Nvidia shares fell nearly 10% on Tuesday, shedding about $400 billion in market capitalization last week. The tech stock was one of the biggest contributors to the S&P 500 Index’s (^GSPC) worst start to September since 1953, according to Bespoke Investment Group, but recovered some of its losses on Monday.
Despite the sell-off, Goldman Sachs principal analyst Toshiya Hari maintained his buy rating on the chip giant. Asked if Nvidia’s stock selling had gone overboard, Hari said, “Yes, it is.”

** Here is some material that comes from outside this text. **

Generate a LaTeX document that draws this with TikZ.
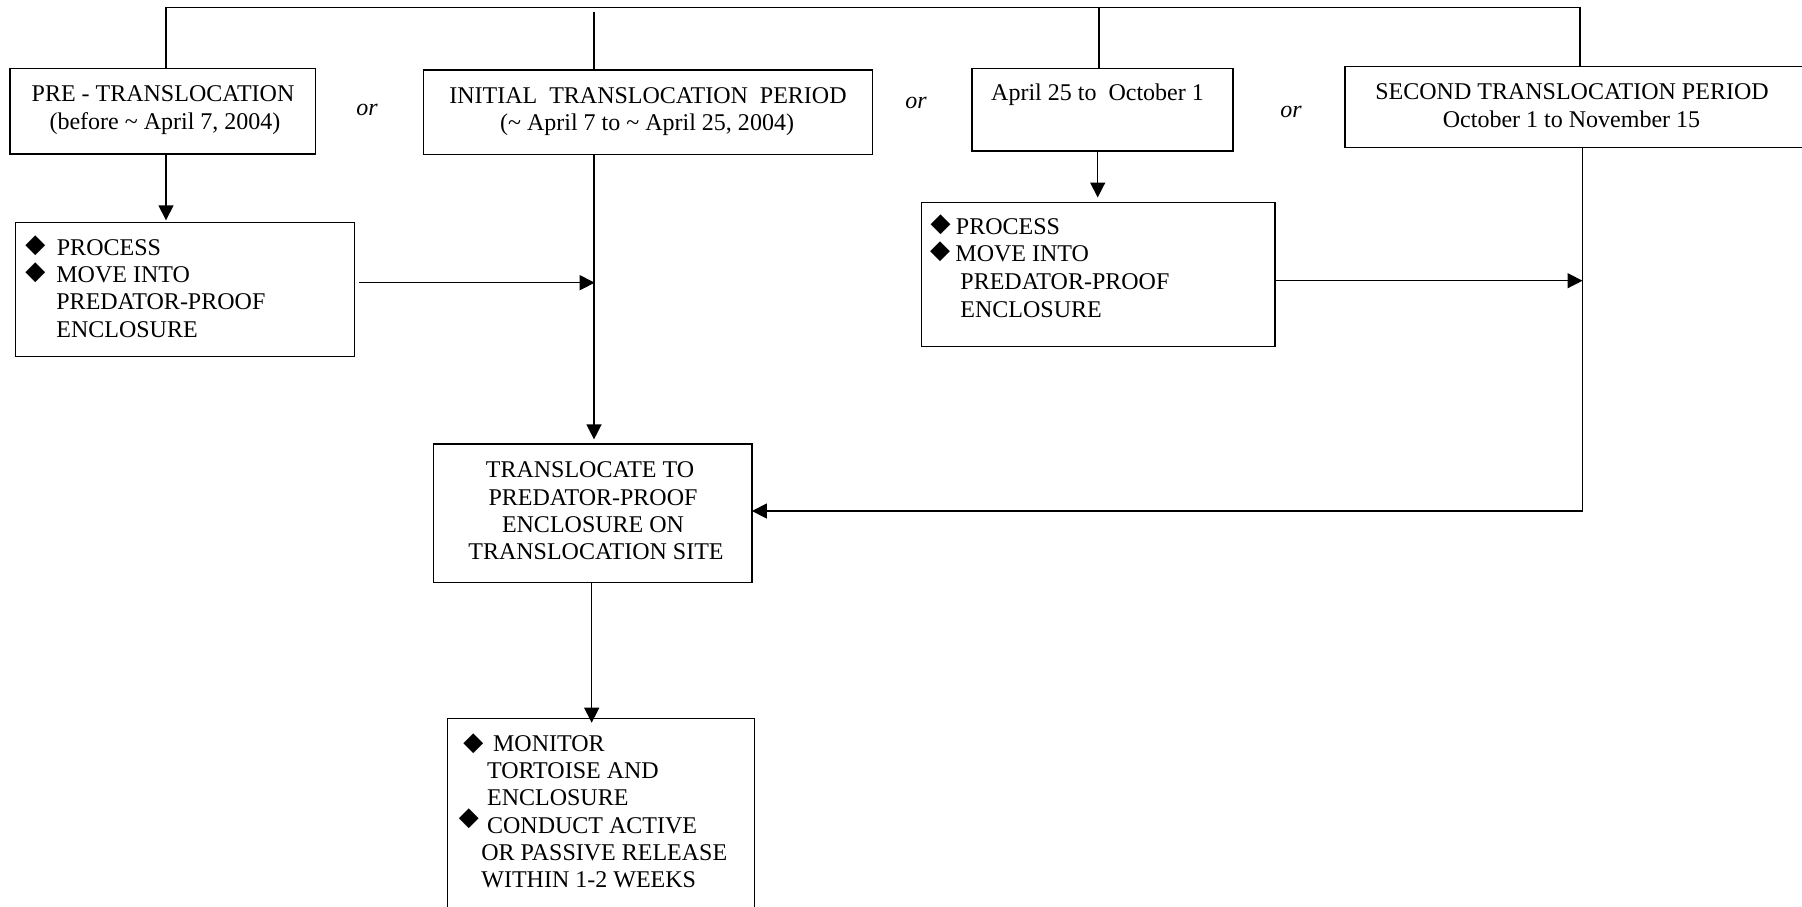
\documentclass[tikz,border=0pt]{standalone}
\usepackage{fontspec}
\setmainfont{Liberation Serif}
\newfontfamily\symfont{DejaVu Sans}
\usetikzlibrary{fit,arrows.meta}
\tikzset{
  frame/.style={draw, line width=0.7pt, inner sep=0pt, outer sep=0pt},
  wire/.style={line width=0.7pt},
  flow/.style={wire, -{Triangle[length=7.5pt,width=7.5pt]}},
  txt/.style={inner sep=0pt, font=\fontsize{12}{13.5}\selectfont},
  lbl/.style={txt, anchor=base},
  lft/.style={txt, anchor=base west},
  orlbl/.style={inner sep=0pt, font=\fontsize{12}{13.5}\selectfont\itshape, anchor=base},
  bullet/.style={inner sep=0pt, font=\fontsize{13}{14}\symfont},
}
\begin{document}
\begin{tikzpicture}[x=0.5pt,y=-0.5pt]
\useasboundingbox (0,0) rectangle (1802,906);
\clip (0,0) rectangle (1802,906);

% ---- period boxes (top row)
\node[frame, fit={(9.8,68.3) (315.7,154)}] (pre) {};
\node[frame, fit={(423.7,70) (872.6,154.3)}] (ini) {};
\node[frame, fit={(972,68.3) (1233,151)}] (apr) {};
\node[frame, fit={(1345,66.7) (1806,147.7)}] (sec) {};

\node[lbl] (preA) at (163,101) {PRE - TRANSLOCATION};
\node[lbl] (preB) at (165,129.5) {(before \textasciitilde{} April 7, 2004)};
\node[lbl] (iniA) at (648,103) {INITIAL\ \ TRANSLOCATION\ \ PERIOD};
\node[lbl] (iniB) at (647,130) {(\textasciitilde{} April 7 to \textasciitilde{} April 25, 2004)};
\node[lbl] (aprA) at (1097.5,100.7) {April 25 to\ \ October 1};
\node[lbl] (secA) at (1572,99.7) {SECOND TRANSLOCATION PERIOD};
\node[lbl] (secB) at (1571.5,127.5) {October 1 to November 15};

\node[orlbl] (or1) at (367,115) {or};
\node[orlbl] (or2) at (916,108) {or};
\node[orlbl] (or3) at (1291,117) {or};

% ---- processing boxes
\node[frame, fit={(15.6,222.3) (354.2,356.7)}] (procL) {};
\node[bullet] (procLd1) at (35.3,246) {◆};
\node[bullet] (procLd2) at (35.3,273) {◆};
\node[lft] (procL1) at (56.5,255) {PROCESS};
\node[lft] (procL2) at (56,282) {MOVE INTO};
\node[lft] (procL3) at (56,309.5) {PREDATOR-PROOF};
\node[lft] (procL4) at (56,337) {ENCLOSURE};

\node[frame, fit={(921.7,202.5) (1275,346.7)}] (procR) {};
\node[bullet] (procRd1) at (940.5,225) {◆};
\node[bullet] (procRd2) at (940,251.5) {◆};
\node[lft] (procR1) at (955.5,234.5) {PROCESS};
\node[lft] (procR2) at (955,261.5) {MOVE INTO};
\node[lft] (procR3) at (960,289) {PREDATOR-PROOF};
\node[lft] (procR4) at (960,317) {ENCLOSURE};

% ---- translocation box
\node[frame, fit={(433.7,444) (751.9,582.3)}] (transl) {};
\node[lbl] (translA) at (590,477.3) {TRANSLOCATE TO};
\node[lbl] (translB) at (593,505) {PREDATOR-PROOF};
\node[lbl] (translC) at (593,532.3) {ENCLOSURE ON};
\node[lbl] (translD) at (596,559.3) {TRANSLOCATION SITE};

% ---- monitoring box (runs off the lower edge)
\node[frame, fit={(447.6,718.3) (754.2,940)}] (mon) {};
\node[bullet] (mond1) at (473.3,744) {◆};
\node[bullet] (mond2) at (468.8,819) {◆};
\node[lft] (mon1) at (492.7,751.7) {MONITOR};
\node[lft] (mon2) at (486.7,778) {TORTOISE AND};
\node[lft] (mon3) at (486.7,805) {ENCLOSURE};
\node[lft] (mon4) at (486.7,833) {CONDUCT ACTIVE};
\node[lft] (mon5) at (481,860.5) {OR PASSIVE RELEASE};
\node[lft] (mon6) at (481,887) {WITHIN 1-2 WEEKS};

% ---- connectors
\coordinate (busL) at (166,7.5);
\coordinate (busR) at (1580,7.5);
\coordinate (drop2) at (594,11.5);
\coordinate (drop3) at (1099,7.5);
\draw[wire] (pre.north -| busL) -- (busL) -- (busR) -- (busR |- sec.north);
\draw[wire] (drop2) -- (drop2 |- ini.north);
\draw[wire] (drop3) -- (drop3 |- apr.north);

\draw[flow, shorten >=1pt] (busL |- pre.south) -- (busL |- procL.north);

\coordinate (trunk) at (594,0);
\draw[flow, shorten >=2.3pt] (trunk |- ini.south) -- (trunk |- transl.north);
\coordinate (j1) at (594.7,282.7);
\draw[flow, shorten <=2.3pt] (procL.east |- j1) -- (j1);

\coordinate (c3) at (1097.7,0);
\draw[flow, shorten >=2.5pt] (c3 |- apr.south) -- (c3 |- procR.north);
\coordinate (j2) at (1582.5,280.7);
\draw[flow] (procR.east |- j2) -- (j2);
\coordinate (j3) at (1582.5,511);
\draw[flow] (j2 |- sec.south) -- (j3) -- (transl.east |- j3);

\coordinate (c7) at (591.7,0);
\draw[flow, shorten >=-2.2pt] (c7 |- transl.south) -- (c7 |- mon.north);
\end{tikzpicture}
\end{document}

“Despite the recent lackluster performance, we remain constructive on the stock,” Hari told Yahoo Finance at the Goldman Sachs 2024 Communacopia technology conference. “First of all, the demand for high-speed computing remains very strong. We tend to spend a fair amount of time with the hyperscalers — companies like Amazon, Google and Microsoft — but the demand profile is broadening out to enterprises, even in sovereign nations.”
The Nvidia selloff began after Wall Street wasn’t satisfied with the better-than-expected profit the company reported on Aug. 28. Nvidia’s sales beat Wall Street expectations by 4.1%, but that was the company’s smallest margin since the fourth quarter of fiscal 2023.
The big debate surrounding Nvidia is whether the company’s revenue momentum is sustainable, and Hari said investors are questioning whether that will be the case not just in 2025 but in 2026.
Goldman’s equity research team wrote in a recent note that investor sentiment toward artificial intelligence has “flipped nearly 180 degrees” since the start of 2023. Investors’ patience is running thin, and they want to see AI-driven revenue streams and margin gains in action, not be told about them.
Still, the Goldman team writes that when it comes to a significant generational technology shift like AI, “it would be futile to base decisions on short-term cost and revenue economics.”
The focus is on the long game: Goldman predicts that generative AI will start contributing significantly to the sector’s growth by the second half of 2025.
“We think their competitive position remains very strong,” Hari said of Nvidia. “We believe they are the go-to company for commercial silicon and have an advantage in terms of speed of innovation versus custom silicon.”
Nvidia CEO Jensen Huang is scheduled to speak at the conference Wednesday morning.